« Qu’est-ce que bien gouverner aujourd’hui ? » : cette vaste question est le titre d’un ouvrage publié aux éditions JFD, au Québec, et qui réunit nombre de contributions d’experts de tous les continents, parmi lesquels Gilles Kounowski, ancien directeur des relations internationales de la Caisse nationale d’assurance vieillesse (CNAV) et représentant des institutions sociales françaises au sein de l’Association internationale de Sécurité sociale (AISS), auteur d’un texte d’une grande lucidité intitulé « Comment la modernisation de l’action publique a affaibli les services publics en France ? Quelle solution pour les rétablir ? »
Gilles Kounowski fait un constat très réaliste, nourri de nombreuses analyses et d’une riche expérience : il montre qu’un certain nombre de « modernisations » dans les services publics, dont on a cru qu’elles étaient rationnelles, logiques, inéluctables, reposaient trop souvent sur des conceptions technocratiques, éloignées du réel et se sont, dans les faits, traduites par des régressions, contrairement aux effets attendus et à un certain nombre d’idées reçues. Il prend à ce sujet l’exemple de notre système de santé et des réformes mises en œuvre au sein des hôpitaux.
Il commence par saluer les « maints sacrifices consentis par les personnels hospitaliers particulièrement » pour faire face à la pandémie, nonobstant les dysfonctionnements issus des initiatives qu’il dénonce.
Puis il affirme qu’« il y aurait sans doute beaucoup à dire » sur « l’organisation générale de la médecine en France et l’illusion de son libéralisme, entièrement dépendant de la dépense sociale (la grande majorité des médecins libérauxsont en fait des quasi salariés de la sécurité sociale) » (…)sur « le déséquilibre entre la médecine de ville et la couverture hospitalière », tout comme sur « le rapport curieux entre médecins généralistes et médecins spécialistes, désormais les plus nombreux sur notre territoire. » Enfin, ajoute-il, « tout étant très médicaliséen France, la culture de la prévention y est parent pauvre. »

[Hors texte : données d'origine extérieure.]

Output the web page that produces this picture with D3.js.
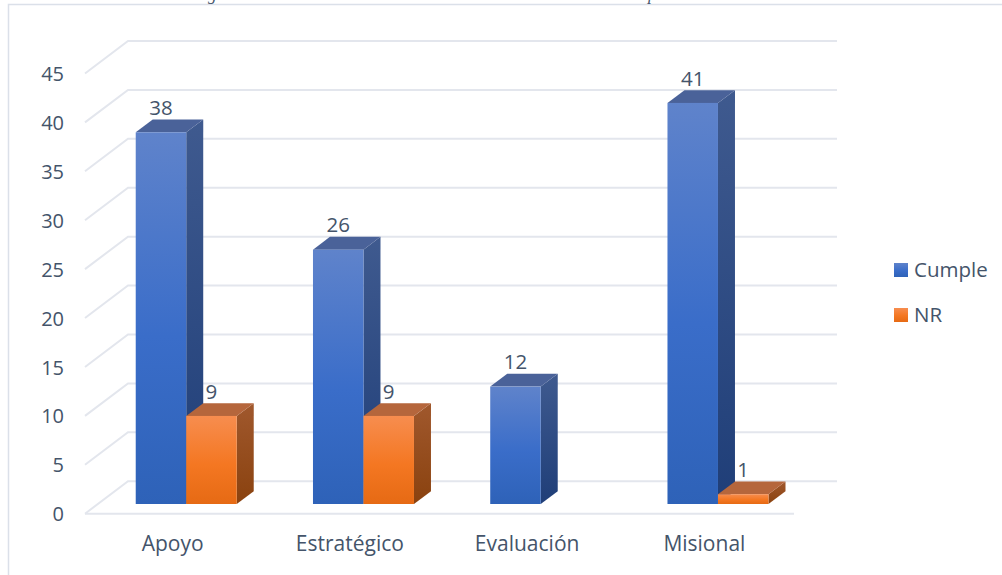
<!DOCTYPE html>
<html>
  <head>
    <meta charset="UTF-8" />
    <title>Cumple / NR</title>
    <script src="https://d3js.org/d3.v7.min.js"></script>
    <style>
      body { margin: 0; background: #fff; }
      svg { display: block; }
      text { font-family: 'Open Sans', sans-serif; fill: #44546a; }
    </style>
  </head>

  <body>
    <div id="main"></div>
    <script type="text/javascript">
      const categories = ['Apoyo', 'Estratégico', 'Evaluación', 'Misional'];
      const cumple = [38, 26, 12, 41];
      const nr = [9, 9, null, 1];
      const yTicks = [0, 5, 10, 15, 20, 25, 30, 35, 40, 45];
      const seriesNames = ['Cumple', 'NR'];

      const width = 1002;
      const height = 575;

      // floor of the 3d box: front edge and how far the back wall is shifted
      const wallDx = 43;
      const wallDy = -32.5;
      // bars stand partway in, and have this depth
      const barInX = 12.6;
      const barInY = -9.7;
      const depthX = 17;
      const depthY = -12.8;
      const barWidth = 50.5;

      const svg = d3
        .select('div#main')
        .append('svg')
        .attr('width', width)
        .attr('height', height);

      const defs = svg.append('defs');
      function gradient(id, stops) {
        const g = defs
          .append('linearGradient')
          .attr('id', id)
          .attr('x1', 0)
          .attr('y1', 0)
          .attr('x2', 0)
          .attr('y2', 1);
        stops.forEach((s) => {
          g.append('stop').attr('offset', s[0]).attr('stop-color', s[1]);
        });
      }
      gradient('blueFront', [[0, '#5f83cb'], [0.55, '#3a6dc9'], [1, '#2e62b8']]);
      gradient('blueSide', [[0, '#3f5a8f'], [1, '#1f3e78']]);
      gradient('orangeFront', [[0, '#f78d4f'], [0.55, '#f47722'], [1, '#e66a14']]);
      gradient('orangeSide', [[0, '#a0582d'], [1, '#8a420f']]);

      const x = d3.scaleBand().domain(categories).range([85, 794]);
      const y = d3.scaleLinear().domain([0, 45]).range([513.7, 73.5]);
      const sub = d3
        .scaleBand()
        .domain(seriesNames)
        .range([-barWidth, barWidth]);

      // page frame, top and left only
      svg.append('path')
        .attr('d', 'M8.5,575V4.5H1002')
        .attr('fill', 'none')
        .attr('stroke', '#dbe0e9')
        .attr('stroke-width', 1.5);

      // the caption above is cut off by the frame, only these tails show
      svg.append('text')
        .attr('x', 208)
        .attr('y', 0)
        .attr('font-size', 17)
        .style('font-family', "'Liberation Serif', serif")
        .style('font-style', 'italic')
        .text('g');
      svg.append('text')
        .attr('x', 648)
        .attr('y', 0)
        .attr('font-size', 17)
        .style('font-family', "'Liberation Serif', serif")
        .style('font-style', 'italic')
        .text('p');

      // gridlines: slanted bit on the side wall, then along the back wall
      const gridColor = '#e3e6ed';
      svg.append('g')
        .selectAll('path')
        .data(yTicks)
        .join('path')
        .attr('fill', 'none')
        .attr('stroke', gridColor)
        .attr('stroke-width', 2)
        .attr('d', (d) => {
          const r = x.range();
          return `M${r[0]},${y(d)}L${r[0] + wallDx},${y(d) + wallDy}H${r[1] + wallDx}`;
        });
      svg.append('line')
        .attr('x1', x.range()[0])
        .attr('x2', x.range()[1])
        .attr('y1', y(0))
        .attr('y2', y(0))
        .attr('stroke', gridColor)
        .attr('stroke-width', 2);

      // y labels
      svg.append('g')
        .selectAll('text')
        .data(yTicks)
        .join('text')
        .attr('x', 64)
        .attr('y', (d) => y(d))
        .attr('dy', '0.38em')
        .attr('text-anchor', 'end')
        .attr('font-size', 20)
        .text((d) => d);

      // x labels
      svg.append('g')
        .selectAll('text')
        .data(categories)
        .join('text')
        .attr('x', (d) => x(d) + x.bandwidth() / 2 - 1)
        .attr('y', 551)
        .attr('text-anchor', 'middle')
        .attr('font-size', 21)
        .text((d) => d);

      function drawBars(values, name, front, side, top) {
        const g = svg.append('g');
        categories.forEach((c, i) => {
          const v = values[i];
          if (v === null) return;
          const x0 = x(c) + x.bandwidth() / 2 + barInX + sub(name);
          const x1 = x0 + barWidth;
          const y0 = y(0) + barInY;
          const y1 = y(v) + barInY;
          g.append('path')
            .attr('fill', `url(#${side})`)
            .attr('d', `M${x1},${y0}L${x1 + depthX},${y0 + depthY}V${y1 + depthY}L${x1},${y1}Z`);
          g.append('path')
            .attr('fill', top)
            .attr('d', `M${x0},${y1}L${x0 + depthX},${y1 + depthY}H${x1 + depthX}L${x1},${y1}Z`);
          g.append('rect')
            .attr('x', x0)
            .attr('y', y1)
            .attr('width', barWidth)
            .attr('height', y0 - y1)
            .attr('fill', `url(#${front})`);
          g.append('text')
            .attr('x', x0 + barWidth / 2)
            .attr('y', y1 + depthY - 4.5)
            .attr('text-anchor', 'middle')
            .attr('font-size', 20.5)
            .text(v);
        });
      }
      drawBars(cumple, 'Cumple', 'blueFront', 'blueSide', '#4a6299');
      drawBars(nr, 'NR', 'orangeFront', 'orangeSide', '#b5663c');

      // legend
      const legendFill = ['url(#blueFront)', 'url(#orangeFront)'];
      const legend = d3
        .scalePoint()
        .domain(seriesNames)
        .range([270, 315]);
      seriesNames.forEach((s, i) => {
        svg.append('rect')
          .attr('x', 894)
          .attr('y', legend(s) - 7)
          .attr('width', 14)
          .attr('height', 14)
          .attr('fill', legendFill[i]);
        svg.append('text')
          .attr('x', 914)
          .attr('y', legend(s))
          .attr('dy', '0.35em')
          .attr('font-size', 20.5)
          .text(s);
      });
    </script>
  </body>
</html>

S’agissant de l’hôpital, Gilles Kounowksi pointe les « coûts administratifs budgétaires » trop élevés par rapport aux dépenses médicales : « Selon les chiffres de l’OCDE, 35 % des emplois hospitaliers en France ne sont pas médicaux ou paramédicaux, contre 24 % en Allemagne », alors que les dépenses de santé sont identiques dans les deux pays. Il ajoute que les hôpitaux français « se sont vu imposer au cours des dernières décennies des charges budgétaires croissantes liées à la mise en œuvre de méthodes, outils et démarches de gestion sur un mode quasi dogmatique » – et qu’« on a consacré plus de temps à gérer des problématiques statutaires ou logistiques qu’à développer des compétences créatrices de valeur ajoutée. » Ainsi en est-il de la « T2A » qui représente « un mode de financement des hôpitaux manifestement inadapté et contreperformant. » Les outils introduits ces dernières années ont justifié « la lourdeur et la surcharge induites par des procédures de contrôle et d’audit. »
L’analyse est décapante !
En venant aux remèdes, Gilles Kounowski affirme qu’« on pourrait sans préjudice pour les activités médicales ou administratives réaffecter plus de de 10 % des budgets hospitaliers aux soins. » Il ajoute que « dans ce but, une revue critique des méthodes, démarches et outils évoqués devrait être engagée pour supprimer tous ceux qui n’ont de sens que pour eux-mêmes […] et allouer des ressources aujourd’hui affectées à des emplois à faible valeur ajoutée […] à des fonctions ayant une utilité sociale et économique plus forte. » Et il voudrait qu’on mobilise à cette fin « l’extraordinaire intelligence de la haute administration française. »
Élargissant le propos à l’ensemble des services publics, Gilles Kounowski appelle ainsi de ses vœux un véritable « changement de paradigme culturel. »
Puisse-t-il être entendu !
Jean-Pierre Sueur
  • Qu’est-ce que bien gouverner aujourd’hui ?, ouvrage collectif, JFD Éditions.